Tally how many lines include "this". The number is the whole answer.
________________
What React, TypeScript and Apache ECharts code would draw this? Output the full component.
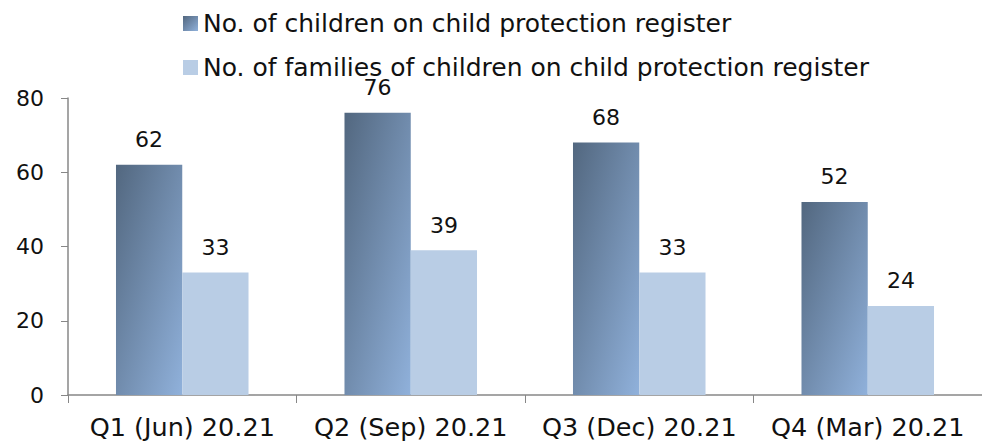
import React, { useEffect, useRef } from "react";
import * as echarts from "echarts";

const categories = ["Q1 (Jun) 20.21", "Q2 (Sep) 20.21", "Q3 (Dec) 20.21", "Q4 (Mar) 20.21"];
const childrenValues = [62, 76, 68, 52];
const familiesValues = [33, 39, 33, 24];
const seriesNames = [
  "No. of children on child protection register",
  "No. of families of children on child protection register",
];

const FONT = "DejaVu Sans";

export default function App() {
  const ref = useRef<HTMLDivElement>(null);
  useEffect(() => {
    if (!ref.current) return;
    const chart = echarts.init(ref.current, undefined, { renderer: "svg" });
    const darkGrad = new echarts.graphic.LinearGradient(0, 0, 1, 1, [
      { offset: 0, color: "#52677f" },
      { offset: 1, color: "#90b1db" },
    ]);
    chart.setOption({
      animation: false,
      textStyle: { fontFamily: FONT },
      legend: {
        orient: "vertical",
        left: 178,
        top: 6,
        itemWidth: 15,
        itemHeight: 15,
        itemGap: 19,
        icon: "rect",
        textStyle: { fontFamily: FONT, fontSize: 25, color: "#111" },
        data: seriesNames,
      },
      grid: { left: 68, right: 0, top: 98, bottom: 48 },
      xAxis: {
        type: "category",
        data: categories,
        axisLine: { lineStyle: { color: "#878787", width: 1.5 } },
        axisTick: { show: true, length: 8, lineStyle: { color: "#878787" } },
        axisLabel: { interval: 0, fontFamily: FONT, fontSize: 25.5, color: "#111", margin: 19 },
      },
      yAxis: {
        type: "value",
        min: 0,
        max: 80,
        interval: 20,
        axisLine: { show: true, lineStyle: { color: "#878787", width: 1.5 } },
        axisTick: { show: true, length: 7, lineStyle: { color: "#878787" } },
        splitLine: { show: false },
        axisLabel: { fontFamily: FONT, fontSize: 22, color: "#111", margin: 24 },
      },
      series: [
        {
          name: seriesNames[0],
          type: "bar",
          data: childrenValues,
          barGap: "0%",
          barCategoryGap: "42%",
          itemStyle: { color: darkGrad },
          label: { show: true, position: "top", distance: 14, fontFamily: FONT, fontSize: 22, color: "#111" },
        },
        {
          name: seriesNames[1],
          type: "bar",
          data: familiesValues,
          itemStyle: { color: "#b9cde5" },
          label: { show: true, position: "top", distance: 14, fontFamily: FONT, fontSize: 22, color: "#111" },
        },
      ],
    });
    return () => chart.dispose();
  }, []);
  return <div ref={ref} style={{ width: 982, height: 443, position: "absolute", left: 0, top: 0 }} />;
}
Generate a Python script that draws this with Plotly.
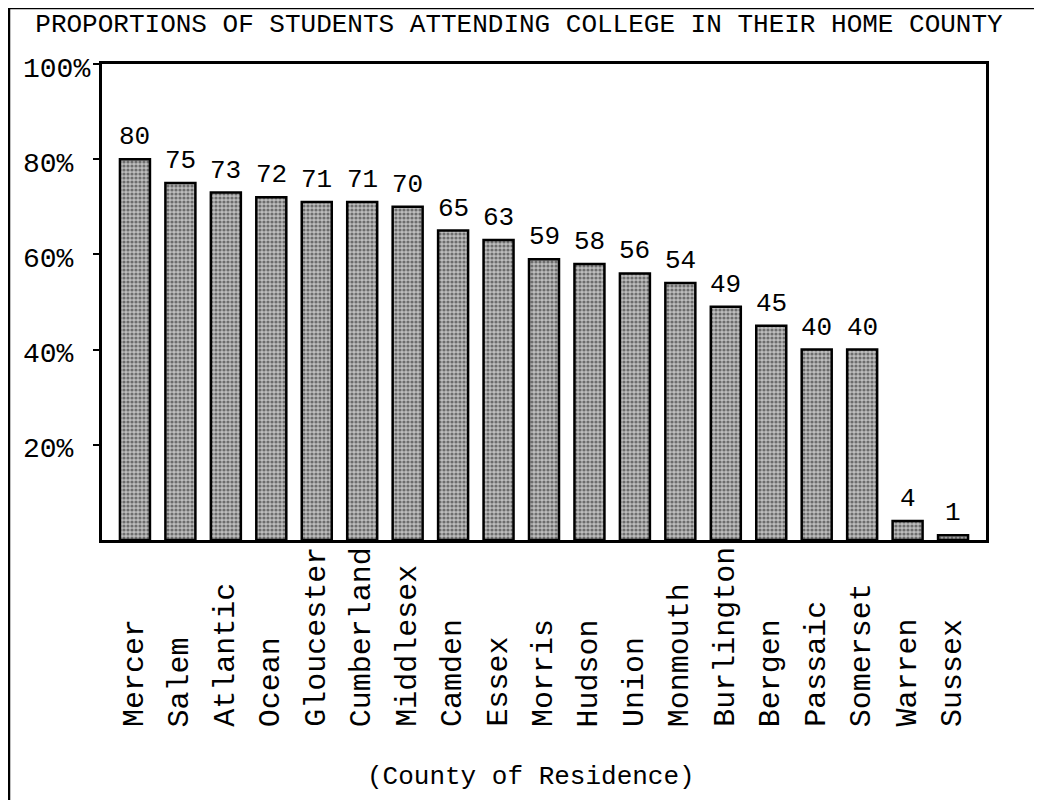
import plotly.graph_objects as go

counties = ["Mercer", "Salem", "Atlantic", "Ocean", "Gloucester", "Cumberland",
            "Middlesex", "Camden", "Essex", "Morris", "Hudson", "Union",
            "Monmouth", "Burlington", "Bergen", "Passaic", "Somerset", "Warren", "Sussex"]
percent = [80, 75, 73, 72, 71, 71, 70, 65, 63, 59, 58, 56, 54, 49, 45, 40, 40, 4, 1]
ytick_vals = [20, 40, 60, 80, 100]
ytick_text = ["20%", "40%", "60%", "80%", "100%"]

title_text = "PROPORTIONS OF STUDENTS ATTENDING COLLEGE IN THEIR HOME COUNTY"
xaxis_title = "(County of Residence)"

FONT = "Liberation Mono, Courier New, monospace"
OFF = 6  # page offset of the figure
W, H = 1042 - OFF, 800 - OFF
L, R, T, B = 100 - OFF, 984 - OFF, 62 - OFF, 538 - OFF

def px_x(p):
    return (p - OFF - L) / (R - L)

def px_y(p):
    return (B - (p - OFF)) / (B - T)

fig = go.Figure()
fig.add_trace(go.Bar(
    x=list(range(len(counties))),
    y=percent,
    width=0.66,
    marker=dict(
        color="#b0b0b0",
        line=dict(color="black", width=2.5),
        pattern=dict(shape=".", bgcolor="#bdbdbd", fgcolor="#1e1e1e", size=4, solidity=0.5),
    ),
    hoverinfo="skip",
    showlegend=False,
))

annotations = []
# value labels
for i, v in enumerate(percent):
    annotations.append(dict(x=i, y=v, xref="x", yref="y", text=str(v), showarrow=False,
                            yanchor="bottom", yshift=5,
                            font=dict(family=FONT, size=26, color="black")))
# category labels (rotated, aligned at their start)
for i, c in enumerate(counties):
    annotations.append(dict(x=i, y=px_y(727), xref="x", yref="paper", text=c, showarrow=False,
                            textangle=-90, yanchor="bottom", xanchor="center",
                            font=dict(family=FONT, size=30, color="black")))
# y tick labels, left aligned
for v, t in zip(ytick_vals, ytick_text):
    annotations.append(dict(x=px_x(19), y=v, xref="paper", yref="y", text=t, showarrow=False,
                            xanchor="left", yanchor="middle", yshift=-5,
                            font=dict(family=FONT, size=28, color="black")))
# axis title
annotations.append(dict(x=px_x(529), y=px_y(775), xref="paper", yref="paper", text=xaxis_title,
                        showarrow=False, xanchor="center", yanchor="middle",
                        font=dict(family=FONT, size=26, color="black")))

shapes = [
    dict(type="line", xref="paper", yref="paper", x0=px_x(7), x1=px_x(7), y0=px_y(6), y1=px_y(800),
         line=dict(color="black", width=2.5)),
    dict(type="line", xref="paper", yref="paper", x0=px_x(7), x1=px_x(1042), y0=px_y(6), y1=px_y(6),
         line=dict(color="black", width=2.5)),
]

fig.update_layout(
    width=W, height=H,
    margin=dict(l=L, r=W - R, t=T, b=H - B, pad=0),
    paper_bgcolor="white", plot_bgcolor="white",
    title=dict(text=title_text, x=(517 - OFF) / W, xanchor="center", y=1 - (21 - OFF) / H,
               yanchor="middle", font=dict(family=FONT, size=26, color="black")),
    xaxis=dict(range=[-0.725, 18.725], showticklabels=False, ticks="", showgrid=False,
               zeroline=False, showline=True, mirror=True, linecolor="black", linewidth=2.5,
               fixedrange=True),
    yaxis=dict(range=[0, 100], tickvals=ytick_vals, showticklabels=False, ticks="outside",
               ticklen=6, tickcolor="black", tickwidth=2, showgrid=False, zeroline=False,
               showline=True, mirror=True, linecolor="black", linewidth=2.5, fixedrange=True),
    annotations=annotations,
    shapes=shapes,
    bargap=0.34,
)

fig.write_html("out.html")
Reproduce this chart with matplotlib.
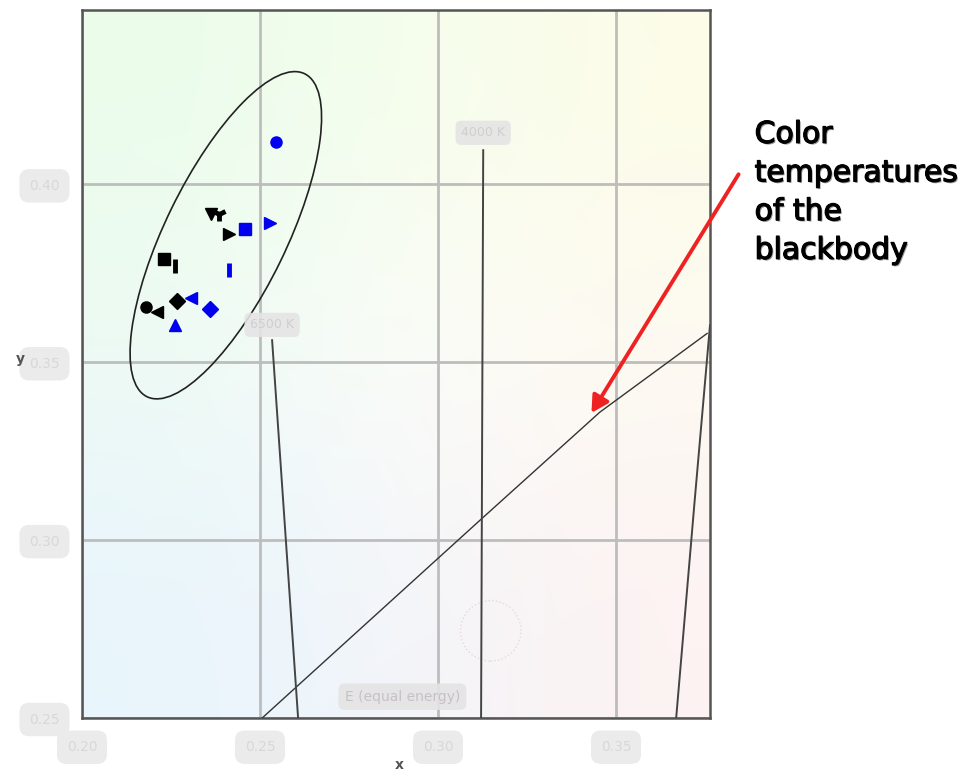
import numpy as np
from matplotlib import pyplot as plt
from matplotlib.patches import Ellipse, Circle
import matplotlib.patheffects as pe

# chromaticity points (x, y)
blue_x = [0.2545, 0.2528, 0.2458, 0.2413, 0.2306, 0.2360, 0.2261]
blue_y = [0.4118, 0.3890, 0.3874, 0.3758, 0.3680, 0.3649, 0.3604]
blue_m = ['o', '>', 's', '|', '<', 'D', '^']

black_x = [0.2413, 0.2362, 0.2385, 0.2230, 0.2261, 0.2180, 0.2211, 0.2267]
black_y = [0.3860, 0.3916, 0.3916, 0.3789, 0.3770, 0.3654, 0.3640, 0.3671]
black_m = ['>', 'v', '1', 's', '|', 'o', '<', 'D']

# blackbody locus and isotemperature lines
locus_x = [0.2506, 0.3118, 0.3455, 0.3756]
locus_y = [0.2500, 0.3056, 0.3360, 0.3581]
iso_lines = [([0.2534, 0.2607], [0.3562, 0.2500]),
             ([0.3127, 0.3121], [0.4096, 0.2500]),
             ([0.3764, 0.3720, 0.3669], [0.3604, 0.3100, 0.2500])]
iso_labels = ['6500 K', '4000 K']
iso_label_pos = [(0.2534, 0.3605), (0.3127, 0.4145)]

xticks = [0.20, 0.25, 0.30, 0.35]
yticks = [0.25, 0.30, 0.35, 0.40]

fig = plt.figure(figsize=(9.75, 7.78), dpi=100)
ax = fig.add_axes([0.0841, 0.0771, 0.6441, 0.9100])
ax.set_xlim(0.20, 0.3764)
ax.set_ylim(0.25, 0.449)

# soft background tint (mint / yellow / blue / pink corners, white middle)
tint = np.array([[[0.92, 0.99, 0.92], [0.96, 0.995, 0.93], [0.99, 0.99, 0.91]],
                 [[0.93, 0.98, 0.96], [0.995, 0.995, 0.99], [0.995, 0.98, 0.95]],
                 [[0.91, 0.96, 0.99], [0.95, 0.96, 0.98], [0.99, 0.95, 0.95]]])
ax.imshow(tint, extent=[0.20, 0.3764, 0.25, 0.449], origin='upper',
          interpolation='bicubic', aspect='auto', zorder=0)

ax.grid(True, color='#bdbdbd', linewidth=2, zorder=1)
ax.set_axisbelow(True)
for s in ax.spines.values():
    s.set_color('#555555')
    s.set_linewidth(1.8)

ax.add_patch(Ellipse((0.2404, 0.3857), 0.101, 0.034, angle=64,
                     fill=False, edgecolor='#222222', linewidth=1.2, zorder=3))
ax.add_patch(Circle((0.3148, 0.2745), 0.0085, fill=False, edgecolor='#dddddd',
                    linestyle=':', linewidth=1, zorder=2))

ax.plot(locus_x, locus_y, color='#333333', linewidth=1, zorder=3)
for lx, ly in iso_lines:
    ax.plot(lx, ly, color='#444444', linewidth=1.4, zorder=3)

blob = dict(boxstyle='round,pad=0.45', facecolor='#e4e4e4', edgecolor='none', alpha=0.9)
for lab, (px, py) in zip(iso_labels, iso_label_pos):
    ax.text(px, py, lab, color='#cfcfcf', fontsize=9, ha='center', va='center',
            bbox=blob, zorder=4)
ax.text(0.2900, 0.2560, 'E (equal energy)', color='#c8c0c8', fontsize=10,
        ha='center', va='center', bbox=blob, zorder=4)

for x, y, m in zip(blue_x, blue_y, blue_m):
    ms = 10 if m in '|1' else 8
    ax.plot(x, y, marker=m, color='#0000ee', markersize=ms,
            markeredgewidth=3.5 if m == '|' else 1, linestyle='none', zorder=5)
for x, y, m in zip(black_x, black_y, black_m):
    ms = 10 if m in '|1' else 8
    ax.plot(x, y, marker=m, color='black', markersize=ms,
            markeredgewidth=3.5 if m in '|1' else 1, linestyle='none', zorder=5)

ax.set_xticks(xticks)
ax.set_yticks(yticks)
ax.set_xticklabels(['%.2f' % t for t in xticks])
ax.set_yticklabels(['%.2f' % t for t in yticks])
ax.tick_params(length=0, labelsize=10, labelcolor='#d8d8d8', pad=16)
for t in ax.get_xticklabels() + ax.get_yticklabels():
    t.set_bbox(dict(boxstyle='round,pad=0.7', facecolor='#ebebeb', edgecolor='none'))

fig.text(0.021, 0.538, 'y', fontsize=10, color='#555555', ha='center', va='center',
         fontweight='bold')
fig.text(0.410, 0.008, 'x', fontsize=10, color='#555555', ha='center', va='bottom',
         fontweight='bold')

ax.annotate('', xy=(0.3427, 0.3351), xycoords='data',
            xytext=(0.759, 0.779), textcoords='figure fraction',
            arrowprops=dict(arrowstyle='-|>,head_length=1.0,head_width=0.55',
                            color='#ee2222', linewidth=2.8), zorder=6)

fig.text(0.774, 0.846, 'Color\ntemperatures\nof the\nblackbody', fontsize=21.5,
         color='black', ha='left', va='top', linespacing=1.42,
         path_effects=[pe.withSimplePatchShadow(offset=(1, -1), shadow_rgbFace='#555555', alpha=0.6),
                       pe.withStroke(linewidth=0.9, foreground='black')])

fig.savefig('out.png', dpi=100)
________________
● **Result below**:
3